The Jacobites arrive in Stirling
Christmas 1745 would have been a nervous time for Stirling’s Provost. The Jacobites were retreating north from Derby, chased by the Duke of Cumberland. They were back in Scotland by 20th December and spent Christmas in Glasgow. On 2nd January, a letter arrived at the council offices. The Jacobites gave notice that they’d be at the town gates at 2pm on 6th January and they wanted in. Or else. The Provost and his Baillies met and agreed it best to open the gate, or “porte” which was located in what is now Stirling’s Port Street. At 2pm precisely, the gates opened and the Provost presented Charles with the key to the town and then got out the way as the troops entered. Major General Blakeney, in charge of the garrison at Stirling Castle, wasn’t quite so accommodating. He shut the castle doors, content to wait for Cumberland to arrive. The Jacobites spent the rest of January laying siege to the castle while enjoying the hospitality of the citizens of Stirling. The government forces in the castle no doubt watched the Jacobites setting up a cannon battery on the adjacent Gowan Hill. With the bedrock inches under the soil, digging in the cannon wasn’t quick and it wasn’t easy. In some regards it was nice of the Castle troops to let the Jacobites finish their work and fire one cannonball. Before they unleashed the many powerful cannon of their own and obliterated the Jacobite position within thirty minutes. The Earl of Mar was less impressed; that one cannonball flew over the castle and landed on his house at the top of Broad Street, destroying the roof. The building, Mar’s Wark, is still there today. It is still without a roof.
With Cumberland nearing the town, the Jacobites packed up and left at the start of February. Cumberland caught up with them on 16th April.
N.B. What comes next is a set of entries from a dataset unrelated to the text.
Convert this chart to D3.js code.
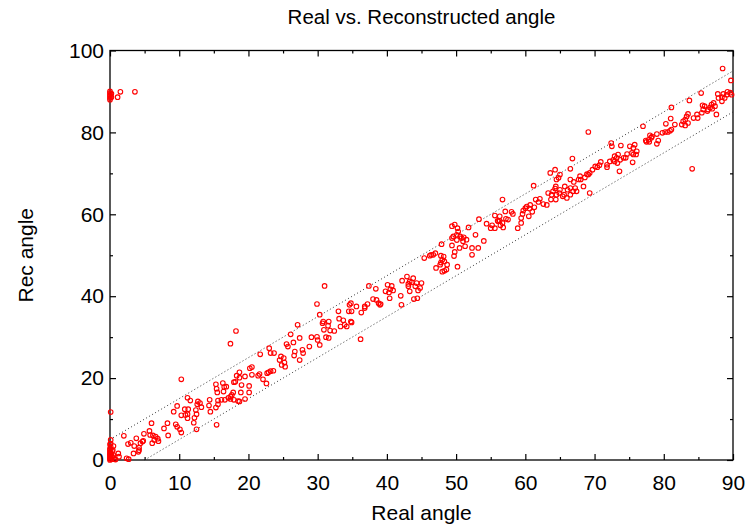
<!DOCTYPE html>
<html><head><meta charset="utf-8">
<script src="https://cdn.jsdelivr.net/npm/d3@7"></script>
<style>
body{margin:0;background:#fff}
svg{display:block}
text{font-family:"Liberation Sans",Arial,Helvetica,sans-serif;fill:#000}
</style>
</head><body>
<svg id="chart" width="752" height="527"></svg>
<script>
// ---------------- data ----------------
const title = "Real vs. Reconstructed angle";
const xLabel = "Real angle";
const yLabel = "Rec angle";
const xTicks = [0,10,20,30,40,50,60,70,80,90];
const xMinorTicks = [5,15,25,35,45,55,65,75,85];
const yTicks = [0,20,40,60,80,100];
const yMinorTicks = [10,30,50,70,90];
const guideOffsets = [5,-5];   // dotted guide lines: rec = real ± 5

const points = [
// top-left cluster
[0,90],[0,89.6],[0,89.2],[0,88.8],[0,88.4],[0,88.0],[0.2,89.5],[0.2,88.6],[1.1,88.6],[1.5,89.9],[3.6,89.9],
// origin cluster
[0,0],[0,0.3],[0,0.6],[0,1],[0,1.3],[0,1.6],[0,2],[0,2.4],[0,2.8],[0.2,0.2],[0.3,0.8],[0.2,1.5],[0.4,0.5],[0.1,3.2],[0,3.8],[0.6,0.2],[0.8,0.1],[0.3,2.2],[0.5,1.2],[0.1,4.0],[0.1,11.7],[0.1,4.9],
// 0-15
[10.3,19.7],[11.2,15.2],[11.6,14.5],[12.7,14.3],[13.0,13.9],[12.6,13.6],[14.4,14.7],[14.3,13.3],[9.7,13.2],[9.2,11.8],[10.8,12.4],[11.3,12.4],[11.2,11.2],[10.9,11.0],[12.4,12.2],[12.5,11.2],[13.2,12.9],[10.3,10.9],[11.2,10.2],[12.2,10.3],[14.5,11.8],[6.0,9.0],[8.3,9.0],[7.8,7.7],[9.5,8.7],[9.7,8.1],[10.1,7.5],[10.3,6.7],[12.1,9.1],[12.5,7.5],[4.9,6.4],[5.7,7.1],[5.8,6.1],[6.2,6.0],[6.4,4.9],[6.6,5.7],[6.9,5.2],[7.0,4.6],[8.4,6.0],[3.8,5.3],[4.4,4.1],[4.7,4.5],[4.8,4.7],[6.1,4.1],[2.0,5.9],[2.6,3.9],[3.0,4.2],[3.5,3.4],[4.2,3.0],[4.2,2.4],[4.1,2.0],[3.4,1.6],[0.5,3.4],[0.4,2.4],[1.2,1.6],[1.3,0.8],[2.4,0.4],[2.7,0.2],[15.4,8.6],
// 15-29
[27.1,33.0],[18.2,31.5],[17.4,28.4],[26.1,30.7],[27.4,29.8],[25.5,28.3],[25.7,27.7],[26.5,28.7],[27.8,26.9],[27.9,26.1],[26.7,26.5],[26.6,25.5],[28.8,27.7],[27.4,24.4],[23.0,27.3],[23.2,26.1],[23.7,26.1],[21.7,25.8],[24.7,25.3],[24.5,24.4],[25.1,24.9],[25.2,23.8],[24.8,23.2],[25.3,22.8],[23.6,21.8],[22.7,21.2],[22.9,21.4],[23.2,21.7],[21.6,21.0],[21.4,20.6],[22.1,19.7],[22.6,18.7],[20.5,22.7],[20.2,22.4],[20.5,20.8],[19.5,20.4],[18.7,21.4],[18.3,20.6],[18.7,20.1],[18.1,19.1],[17.9,19.0],[19.0,18.3],[20.1,18.1],[18.9,16.5],[20.1,16.5],[17.8,16.5],[17.6,15.9],[17.4,15.5],[17.1,15.2],[17.4,14.9],[18.5,14.4],[17.9,14.7],[18.7,14.3],[19.5,14.9],[15.3,18.5],[15.4,17.4],[15.5,16.5],[16.3,18.8],[16.5,17.8],[16.8,17.9],[16.4,16.7],[16.1,14.7],[16.6,14.7],[15.6,14.5],[15.6,13.6],[15.3,12.8],
// 29-45
[45.4,49.3],[31.0,42.5],[37.4,42.5],[38.4,41.8],[40.1,42.8],[40.7,42.5],[40.5,41.7],[40.9,41.4],[40.3,40.9],[39.8,41.2],[40.4,39.5],[42.2,43.8],[42.9,44.8],[43.3,43.6],[43.1,43.0],[43.6,43.4],[43.8,44.4],[43.1,42.4],[43.3,41.2],[44.3,43.2],[45.0,43.2],[44.8,42.0],[44.1,42.4],[44.5,41.4],[43.9,39.3],[44.4,39.5],[42.0,40.1],[42.1,37.9],[38.5,39.1],[38.8,38.3],[39.0,37.9],[39.1,38.1],[38.0,39.3],[37.2,38.1],[36.8,37.5],[36.8,37.1],[36.3,36.0],[34.8,38.3],[34.6,37.9],[34.5,36.3],[34.9,36.3],[35.6,37.5],[33.0,36.3],[33.1,34.5],[33.7,34.1],[33.9,33.0],[33.3,32.6],[34.2,32.6],[34.8,33.8],[34.9,33.6],[31.6,33.8],[31.5,32.8],[30.8,33.8],[30.7,33.4],[30.9,31.8],[31.8,31.6],[32.4,31.5],[30.3,35.5],[29.9,38.1],[31.2,30.0],[31.6,29.8],[30.0,29.3],[29.9,30.1],[29.1,30.0],[30.3,28.1],[36.2,29.5],
// 45-59
[56.7,63.6],[57.1,60.7],[58.0,60.6],[58.2,60.1],[55.6,59.7],[56.3,59.5],[56.0,58.4],[56.3,58.4],[57.2,58.9],[57.5,58.7],[55.2,57.3],[55.0,56.6],[55.6,56.6],[56.4,57.3],[56.7,57.9],[56.8,56.8],[56.1,58.3],[54.4,57.7],[53.3,58.8],[51.8,56.8],[52.8,55.0],[54.0,53.5],[58.9,56.6],[49.4,57.1],[49.8,57.5],[50.2,56.6],[50.3,55.8],[50.1,55.0],[49.6,54.6],[49.4,54.2],[50.6,54.6],[50.8,54.2],[51.1,54.4],[51.5,53.8],[51.0,53.4],[50.1,53.7],[49.4,52.4],[50.5,51.8],[51.3,52.2],[52.3,51.8],[53.2,51.8],[49.8,50.8],[49.7,49.8],[52.3,50.1],[50.2,47.2],[47.9,52.7],[46.4,50.1],[47.0,50.5],[46.7,50.1],[46.2,49.9],[47.8,49.9],[48.2,49.7],[48.0,48.9],[48.3,48.5],[47.8,48.2],[47.7,47.7],[48.7,47.7],[48.6,46.5],[47.1,46.9],[48.0,46.0],[48.3,46.2],
// 59-76
[69.1,80.1],[72.4,77.4],[72.5,76.6],[73.8,76.8],[75.1,76.6],[75.6,76.2],[75.4,75.0],[74.7,74.7],[75.6,74.6],[72.9,74.2],[73.2,73.8],[73.4,74.6],[72.7,73.3],[72.9,72.9],[73.7,73.3],[73.3,72.5],[72.2,72.9],[71.8,72.1],[71.8,71.5],[73.6,70.5],[74.2,73.8],[74.5,73.8],[70.9,72.8],[70.7,72.0],[70.4,71.5],[70.1,71.7],[69.7,70.9],[69.3,70.1],[69.1,69.7],[68.9,69.8],[68.6,69.0],[67.9,69.3],[67.7,68.5],[68.0,68.5],[68.4,66.8],[67.2,66.4],[67.4,65.6],[66.9,65.6],[66.5,66.4],[67.0,67.9],[66.5,68.5],[66.8,73.6],[66.5,71.1],[63.6,70.1],[64.3,70.9],[65.0,69.7],[64.8,68.9],[64.5,68.5],[64.4,66.8],[64.3,66.3],[64.0,65.6],[63.8,64.8],[63.3,65.2],[64.5,64.8],[64.9,65.2],[65.0,66.0],[65.7,66.8],[66.1,66.0],[65.6,64.8],[66.5,64.8],[66.0,64.0],[65.4,64.4],[61.2,67.0],[69.3,65.2],[62.1,63.8],[61.5,63.6],[61.9,63.0],[62.6,62.5],[63.1,62.3],[63.7,63.6],[64.4,63.6],[60.7,62.3],[60.2,61.9],[60.0,61.5],[59.7,60.9],[59.6,60.1],[60.6,61.4],[61.0,60.6],[60.5,59.5],[61.3,61.7],[59.4,59.1],[59.4,57.9],
// 76-90
[88.5,95.6],[89.7,92.7],[89.2,89.9],[89.6,89.7],[89.8,89.2],[89.1,89.2],[88.6,89.4],[88.4,88.6],[88.8,88.4],[87.8,89.4],[87.9,88.4],[88.4,87.6],[85.4,89.6],[87.2,87.2],[86.9,86.8],[87.4,86.4],[86.7,86.1],[86.4,85.6],[87.0,85.8],[85.9,86.4],[85.6,86.6],[85.7,85.6],[86.3,85.2],[85.5,84.8],[87.6,84.4],[83.7,87.8],[81.1,86.1],[84.8,84.4],[84.9,83.5],[84.3,83.5],[83.5,84.5],[83.3,83.9],[83.1,83.1],[82.8,82.7],[83.5,82.3],[82.6,81.9],[83.1,81.7],[81.6,81.9],[81.0,83.4],[81.1,80.7],[80.9,80.4],[80.6,80.1],[80.3,82.1],[77.0,81.5],[79.0,79.6],[78.3,79.0],[78.2,78.7],[78.0,79.3],[77.8,78.2],[77.4,78.0],[77.5,77.7],[77.9,77.7],[79.2,78.0],[79.0,77.2],[79.8,79.9],[80.2,80.1],[75.8,77.0],[76.1,75.4],[76.0,74.6],[75.5,72.7],[84.1,71.1]
];
const realAngle = points.map(d => d[0]);
const recAngle = points.map(d => d[1]);

// ---------------- drawing ----------------
const svg = d3.select("#chart");
const L = 110, R = 733, T = 50.5, B = 460;
const x = d3.scaleLinear().domain([0, 90]).range([L, R]);
const y = d3.scaleLinear().domain([0, 100]).range([B, T]);

const tickFont = 21;

function styleAxis(g) {
  g.select(".domain").remove();
  g.selectAll(".tick line").attr("stroke", "#000").attr("stroke-width", 1.2);
  g.selectAll(".tick text").attr("font-size", tickFont).attr("fill", "#000")
    .attr("font-family", '"Liberation Sans",Arial,sans-serif');
}

// bottom
svg.append("g").attr("transform", `translate(0,${B})`)
  .call(d3.axisBottom(x).tickValues(xTicks).tickSize(-6).tickSizeOuter(0).tickPadding(15).tickFormat(d3.format("d")))
  .call(styleAxis);
svg.append("g").attr("transform", `translate(0,${B})`)
  .call(d3.axisBottom(x).tickValues(xMinorTicks).tickSize(-3).tickSizeOuter(0).tickFormat(""))
  .call(styleAxis);
// top
svg.append("g").attr("transform", `translate(0,${T})`)
  .call(d3.axisTop(x).tickValues(xTicks).tickSize(-6).tickSizeOuter(0).tickFormat(""))
  .call(styleAxis);
svg.append("g").attr("transform", `translate(0,${T})`)
  .call(d3.axisTop(x).tickValues(xMinorTicks).tickSize(-3).tickSizeOuter(0).tickFormat(""))
  .call(styleAxis);
// left
svg.append("g").attr("transform", `translate(${L},0)`)
  .call(d3.axisLeft(y).tickValues(yTicks).tickSize(-6).tickSizeOuter(0).tickPadding(6).tickFormat(d3.format("d")))
  .call(styleAxis);
svg.append("g").attr("transform", `translate(${L},0)`)
  .call(d3.axisLeft(y).tickValues(yMinorTicks).tickSize(-3).tickSizeOuter(0).tickFormat(""))
  .call(styleAxis);
// right
svg.append("g").attr("transform", `translate(${R},0)`)
  .call(d3.axisRight(y).tickValues(yTicks).tickSize(-6).tickSizeOuter(0).tickFormat(""))
  .call(styleAxis);
svg.append("g").attr("transform", `translate(${R},0)`)
  .call(d3.axisRight(y).tickValues(yMinorTicks).tickSize(-3).tickSizeOuter(0).tickFormat(""))
  .call(styleAxis);

// frame
svg.append("rect").attr("x", L).attr("y", T).attr("width", R - L).attr("height", B - T)
  .attr("fill", "none").attr("stroke", "#000").attr("stroke-width", 1.3);

// guide lines
const xd = x.domain(), yd = y.domain();
const line = d3.line().x(d => x(d[0])).y(d => y(d[1]));
guideOffsets.forEach(off => {
  const x0 = Math.max(xd[0], yd[0] - off), x1 = Math.min(xd[1], yd[1] - off);
  svg.append("path").attr("d", line([[x0, x0 + off], [x1, x1 + off]]))
    .attr("fill", "none").attr("stroke", "#333").attr("stroke-width", 1)
    .attr("stroke-dasharray", "1,2.5");
});

// points
svg.append("g").selectAll("circle").data(realAngle.map((v, i) => [v, recAngle[i]]))
  .join("circle")
  .attr("cx", d => x(d[0])).attr("cy", d => y(d[1])).attr("r", 2.3)
  .attr("fill", "none").attr("stroke", "#ff0000").attr("stroke-width", 1.1);

// titles
svg.append("text").attr("x", (L + R) / 2).attr("y", 24).attr("text-anchor", "middle")
  .attr("font-size", 20.5).text(title);
svg.append("text").attr("x", (L + R) / 2).attr("y", 520).attr("text-anchor", "middle")
  .attr("font-size", 21).text(xLabel);
svg.append("text").attr("transform", `translate(33,${(T + B) / 2}) rotate(-90)`).attr("text-anchor", "middle")
  .attr("font-size", 21).text(yLabel);
</script>
</body></html>
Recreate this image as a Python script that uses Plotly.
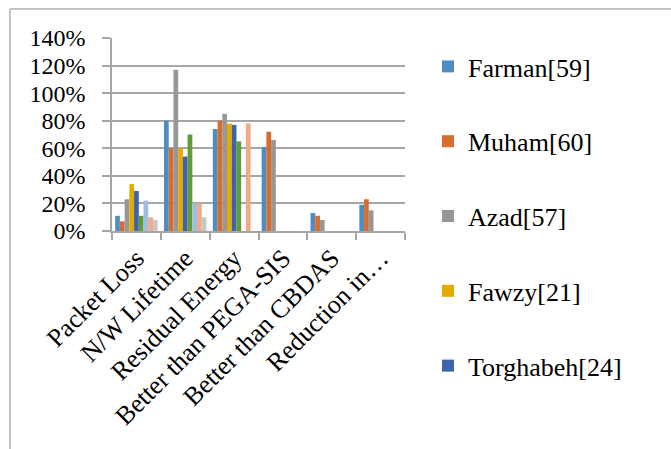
import plotly.graph_objects as go

categories = ["Packet Loss", "N/W Lifetime", "Residual Energy",
              "Better than PEGA-SIS", "Better than CBDAS", "Reduction in…"]

series_names = ["Farman[59]", "Muham[60]", "Azad[57]", "Fawzy[21]", "Torghabeh[24]",
                "Series6", "Series7", "Series8", "Series9"]

farman    = [0.11, 0.80, 0.74, 0.61, 0.13, 0.19]
muham     = [0.07, 0.60, 0.80, 0.72, 0.11, 0.23]
azad      = [0.23, 1.17, 0.85, 0.66, 0.08, 0.15]
fawzy     = [0.34, 0.60, 0.78, None, None, None]
torghabeh = [0.29, 0.54, 0.77, None, None, None]
series6   = [0.11, 0.70, 0.65, None, None, None]
series7   = [0.22, 0.20, None, None, None, None]
series8   = [0.10, 0.20, 0.78, None, None, None]
series9   = [0.08, 0.10, None, None, None, None]

all_values = [farman, muham, azad, fawzy, torghabeh, series6, series7, series8, series9]
colors = ["#4E8DC4", "#D86C2C", "#979797", "#E5AA00", "#3E63AD",
          "#5F9A3C", "#9DBDE3", "#F2A98A", "#C8C8C8"]
legend_shown = [True, True, True, True, True, False, False, False, False]

W, H = 671, 449
ML, MR, MT, MB = 112, 266, 38, 218
PW, PH = W - ML - MR, H - MT - MB

fig = go.Figure()
for name, vals, col, show in zip(series_names, all_values, colors, legend_shown):
    fig.add_trace(go.Bar(x=categories, y=vals, name=name, marker_color=col,
                         marker_line_width=0, showlegend=show, legendgroup=name))

font_family = "Liberation Serif, Times New Roman, serif"

fig.update_layout(
    width=W, height=H,
    margin=dict(l=ML, r=MR, t=MT, b=MB),
    paper_bgcolor="white", plot_bgcolor="white",
    barmode="group", bargap=0.13, bargroupgap=0,
    font=dict(family=font_family, size=24, color="black"),
    legend=dict(x=(428 - ML) / PW, y=(H - MB - 43) / PH, xanchor="left", yanchor="top",
                font=dict(family=font_family, size=26, color="black"),
                tracegroupgap=38, itemwidth=30, bgcolor="rgba(0,0,0,0)",
                maxheight=449),
    xaxis=dict(type="category", tickangle=-45, showgrid=False, automargin=False,
               showline=True, linecolor="#A6A6A6", linewidth=1.5,
               ticks="outside", tickson="boundaries", ticklen=7,
               tickcolor="#A6A6A6", tickwidth=1.5,
               tickfont=dict(family=font_family, size=26, color="black")),
    yaxis=dict(range=[0, 1.4], dtick=0.2, tickformat=".0%", automargin=False,
               showgrid=True, gridcolor="#A6A6A6", gridwidth=1.5,
               showline=True, linecolor="#A6A6A6", linewidth=1.5,
               ticks="outside", ticklen=8, tickcolor="#A6A6A6", tickwidth=1.5,
               ticklabelstandoff=12, zeroline=False,
               tickfont=dict(family=font_family, size=24, color="black")),
)

# outer chart frame (left and top edges visible)
x_left = (10 - ML) / PW
x_right = (W + 5 - ML) / PW
y_top = (H - MB - 9) / PH
y_bottom = (H - MB - H - 5) / PH
fig.add_shape(type="line", xref="paper", yref="paper", x0=x_left, x1=x_left,
              y0=y_bottom, y1=y_top, line=dict(color="#B0B0B0", width=1.5))
fig.add_shape(type="line", xref="paper", yref="paper", x0=x_left, x1=x_right,
              y0=y_top, y1=y_top, line=dict(color="#B0B0B0", width=1.5))

fig.write_html("out.html", config={"displayModeBar": False},
               post_script="document.body.style.margin='0';document.body.style.overflow='hidden';")
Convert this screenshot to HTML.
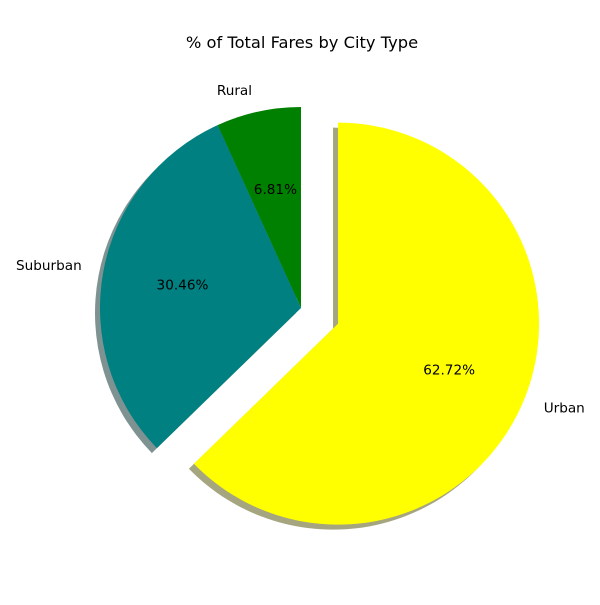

At a wee place near Inverness called Culloden. Before they left Stirling, there was one final Jacobean incident that became part of Stirling’s history. The Jacobites took over the church at St Ninians as an armoury. Just before they left, their gunpowder caught light and the church was blown to pieces. Only the clock tower survived. It is still there today.
In 2015, there was a Community Archaeology Dig at St Ninians Old Kirk looking for evidence of the Jacobites visit. Here’s my podcast of the event:
The Jacobite departure initially caused the town council to breath a sigh of relief. But it was short lived. They realised they were going to have to explain to the victorious forces of George II why they’d been so accommodating to the King’s enemies. The minutes of a town council meeting on 10th February record ten pages of reasons in support of the town’s actions. The general gist of which boils down to a desire to avoid “streets strowed with the corpse of the inhabitants” and “the whole affects in the town become their plunder”. There then followed a few months of nervous diplomacy, brought to a head on 7th July when the town took out an advert in the London Gazette to publish a loyal address to the King. It had the desired effect and I would imagine the entire town breathed a sigh of relief.
* The image at the top of the page is an 18th century depiction of the old kirk at St Ninians being blown up, as depicted on a lady’s fan of the time – it is from the collection of the Stirling Smith Art Gallery and Museum and on permanent display there.